[REQUEST]
Reproduce the whole listing, character for character.

## BEGIN SOURCE DATA

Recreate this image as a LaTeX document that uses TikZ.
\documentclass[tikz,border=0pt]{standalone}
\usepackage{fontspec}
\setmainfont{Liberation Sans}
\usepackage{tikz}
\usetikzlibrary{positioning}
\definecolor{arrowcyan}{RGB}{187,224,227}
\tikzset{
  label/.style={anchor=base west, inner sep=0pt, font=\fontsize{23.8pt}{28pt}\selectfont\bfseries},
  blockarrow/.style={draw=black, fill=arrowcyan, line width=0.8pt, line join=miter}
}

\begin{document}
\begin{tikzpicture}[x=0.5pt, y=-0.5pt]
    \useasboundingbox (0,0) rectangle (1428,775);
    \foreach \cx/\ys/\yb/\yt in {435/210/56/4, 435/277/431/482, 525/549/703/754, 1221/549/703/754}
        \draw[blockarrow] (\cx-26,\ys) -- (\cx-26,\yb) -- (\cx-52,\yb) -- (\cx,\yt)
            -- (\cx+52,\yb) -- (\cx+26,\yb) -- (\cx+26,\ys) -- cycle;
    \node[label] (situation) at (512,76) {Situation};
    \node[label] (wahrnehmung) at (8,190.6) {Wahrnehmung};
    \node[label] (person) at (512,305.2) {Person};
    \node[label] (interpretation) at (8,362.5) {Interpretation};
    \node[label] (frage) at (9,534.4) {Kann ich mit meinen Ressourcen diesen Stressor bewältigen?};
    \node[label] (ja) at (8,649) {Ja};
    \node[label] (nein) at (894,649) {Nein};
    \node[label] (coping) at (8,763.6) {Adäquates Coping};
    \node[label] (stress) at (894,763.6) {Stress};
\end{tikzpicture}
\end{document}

## END SOURCE DATA

[ANSWER TO THIS EXERCISE]
Recreate this image as a LaTeX document that uses TikZ.
\documentclass[tikz,border=0pt]{standalone}
\usepackage{fontspec}
\setmainfont{Liberation Sans}
\usepackage{tikz}
\usetikzlibrary{positioning}
\definecolor{arrowcyan}{RGB}{187,224,227}
\tikzset{
  label/.style={anchor=base west, inner sep=0pt, font=\fontsize{23.8pt}{28pt}\selectfont\bfseries},
  blockarrow/.style={draw=black, fill=arrowcyan, line width=0.8pt, line join=miter}
}

\begin{document}
\begin{tikzpicture}[x=0.5pt, y=-0.5pt]
    \useasboundingbox (0,0) rectangle (1428,775);
    \foreach \cx/\ys/\yb/\yt in {435/210/56/4, 435/277/431/482, 525/549/703/754, 1221/549/703/754}
        \draw[blockarrow] (\cx-26,\ys) -- (\cx-26,\yb) -- (\cx-52,\yb) -- (\cx,\yt)
            -- (\cx+52,\yb) -- (\cx+26,\yb) -- (\cx+26,\ys) -- cycle;
    \node[label] (situation) at (512,76) {Situation};
    \node[label] (wahrnehmung) at (8,190.6) {Wahrnehmung};
    \node[label] (person) at (512,305.2) {Person};
    \node[label] (interpretation) at (8,362.5) {Interpretation};
    \node[label] (frage) at (9,534.4) {Kann ich mit meinen Ressourcen diesen Stressor bewältigen?};
    \node[label] (ja) at (8,649) {Ja};
    \node[label] (nein) at (894,649) {Nein};
    \node[label] (coping) at (8,763.6) {Adäquates Coping};
    \node[label] (stress) at (894,763.6) {Stress};
\end{tikzpicture}
\end{document}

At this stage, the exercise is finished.